Durch die einzelnen Baukörper werden bedarfsgerechte Umnutzungsvarianten auch für die Zukunft ermöglicht.
Die Gesamtstruktur ist damit flexibel und nachhaltig.
Im Erdgeschoss sind für Einzelhandel und Restaurants Angebote vorgesehen.
Das Angebot in den OG für Wohnen und Dienstleistungen ist überdimensioniert. Dadurch werden die Gebäude sehr hoch, was zu einer unverträglichen vertikalen Maßstäblichkeit führt.
Die im Realisierungsteil angebotenen Grundrisse für Wohnungen und Büros funktionieren sehr gut und erscheinen marktgerecht.

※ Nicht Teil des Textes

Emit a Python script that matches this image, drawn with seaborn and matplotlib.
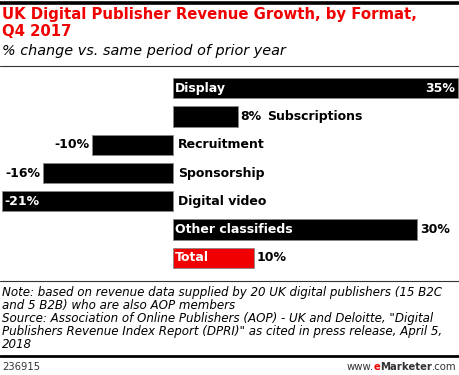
import matplotlib
matplotlib.use('Agg')
import matplotlib.pyplot as plt
import seaborn as sns
import pandas as pd

categories = ['Display', 'Subscriptions', 'Recruitment', 'Sponsorship',
              'Digital video', 'Other classifieds', 'Total']
growth = [35, 8, -10, -16, -21, 30, 10]
value_labels = ['35%', '8%', '-10%', '-16%', '-21%', '30%', '10%']

title = 'UK Digital Publisher Revenue Growth, by Format,\nQ4 2017'
subtitle = '% change vs. same period of prior year'
note = ('Note: based on revenue data supplied by 20 UK digital publishers (15 B2C\n'
        'and 5 B2B) who are also AOP members\n'
        'Source: Association of Online Publishers (AOP) - UK and Deloitte, "Digital\n'
        'Publishers Revenue Index Report (DPRI)" as cited in press release, April 5,\n'
        '2018')
chart_id = '236915'

df = pd.DataFrame({'category': categories, 'growth': growth})
RED = '#f00000'
colors = ['black'] * 6 + [RED]

sns.set_style('white')
plt.rcParams['font.family'] = ['DejaVu Sans']

W, H = 460, 375
fig = plt.figure(figsize=(W / 100, H / 100), dpi=100)

# axes placed so that zero sits near x=173px
ax = fig.add_axes([0, 1 - 272 / H, 1, 198 / H])
sns.barplot(data=df, x='growth', y='category', hue='category', palette=colors,
            legend=False, orient='h', width=0.72, edgecolor='#888888',
            linewidth=0.6, saturation=1, ax=ax)
ax.set_xlim(-21.25, 35.25)
ax.set_ylim(6.5, -0.5)
ax.axis('off')

FS = 9
inside_cat = {'Display', 'Other classifieds', 'Total'}
for i, (cat, v, lab) in enumerate(zip(categories, growth, value_labels)):
    if v >= 0:
        if cat in inside_cat:
            ax.text(0.25, i, cat, color='white', fontsize=FS, fontweight='bold',
                    va='center', ha='left')
            if cat == 'Display':
                ax.text(v - 0.3, i, lab, color='white', fontsize=FS,
                        fontweight='bold', va='center', ha='right')
            else:
                ax.text(v + 0.3, i, lab, color='black', fontsize=FS,
                        fontweight='bold', va='center', ha='left')
        else:
            ax.text(v + 0.3, i, lab, color='black', fontsize=FS,
                    fontweight='bold', va='center', ha='left')
            ax.text(v + 3.6, i, cat, color='black', fontsize=FS,
                    fontweight='bold', va='center', ha='left')
    else:
        ax.text(0.6, i, cat, color='black', fontsize=FS, fontweight='bold',
                va='center', ha='left')
        if v <= -20:
            ax.text(v + 0.3, i, lab, color='white', fontsize=FS,
                    fontweight='bold', va='center', ha='left')
        else:
            ax.text(v - 0.3, i, lab, color='black', fontsize=FS,
                    fontweight='bold', va='center', ha='right')

# header
fig.add_artist(plt.Line2D([0, 1], [1 - 3 / H, 1 - 3 / H], color='black', lw=2.6))
fig.text(2 / W, 1 - 7 / H, title, color=RED, fontsize=10.7, fontweight='bold',
         va='top', ha='left', linespacing=1.2)
fig.text(2 / W, 1 - 51 / H, subtitle, color='black', fontsize=10.4, style='italic',
         va='center', ha='left')
fig.add_artist(plt.Line2D([0, 1], [1 - 66 / H, 1 - 66 / H], color='#333333', lw=0.8))

# footer
fig.add_artist(plt.Line2D([0, 1], [1 - 281 / H, 1 - 281 / H], color='#333333', lw=0.8))
fig.text(2 / W, 1 - 286 / H, note, color='black', fontsize=8.6, style='italic',
         va='top', ha='left', linespacing=1.0)
fig.add_artist(plt.Line2D([0, 1], [1 - 356 / H, 1 - 356 / H], color='black', lw=2.0))
fig.text(2 / W, 1 - 367 / H, chart_id, color='#333333', fontsize=7.2,
         va='center', ha='left')

# www.eMarketer.com, built right to left
renderer = fig.canvas.get_renderer()
parts = [('.com', '#333333', 'normal'), ('Marketer', '#333333', 'bold'),
         ('e', RED, 'bold'), ('www.', '#333333', 'normal')]
x = (W - 3) / W
for txt, col, wt in parts:
    t = fig.text(x, 1 - 367 / H, txt, color=col, fontsize=7.3, fontweight=wt,
                 va='center', ha='right')
    bb = t.get_window_extent(renderer)
    x -= bb.width / W

fig.savefig('out.png', dpi=100)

Die geschlämmte Ziegelfassade ist kein für Selb typisches Element. Eine gewisse Abwechslung hinsichtlich der
Materialität ist jedoch erwünscht.

Empfehlung für eine Überarbeitung:
Durch die beabsichtigte Anhebung des Höhenniveaus auf dem Gelände des heutigen Factory In ergibt sich die Möglichkeit, durch einen ebenengleichen Fußgängerüberweg die Heinestraße barrierefrei zu queren. In der Folge ergibt sich im Quartier zwischen Heine- und Marienstraße ein Untergeschoss, das für Parkieren und Lagerhaltung sehr geeignet ist. Dadurch ist das künftige EG-Niveau angehoben, was sich insbesondere positiv auf die Höhenentwicklung entlang der Marienstraße auswirkt. Die aufgrund der fehlenden Nachfrage in dieser Größenordnung nicht erforderlichen OG können dadurch vermieden werden.
Eine Anlieferung über die Friedrich-Ebert-Straße wird kritisch gesehen, da die nötigen Schleppkurven hier nicht gegeben sind.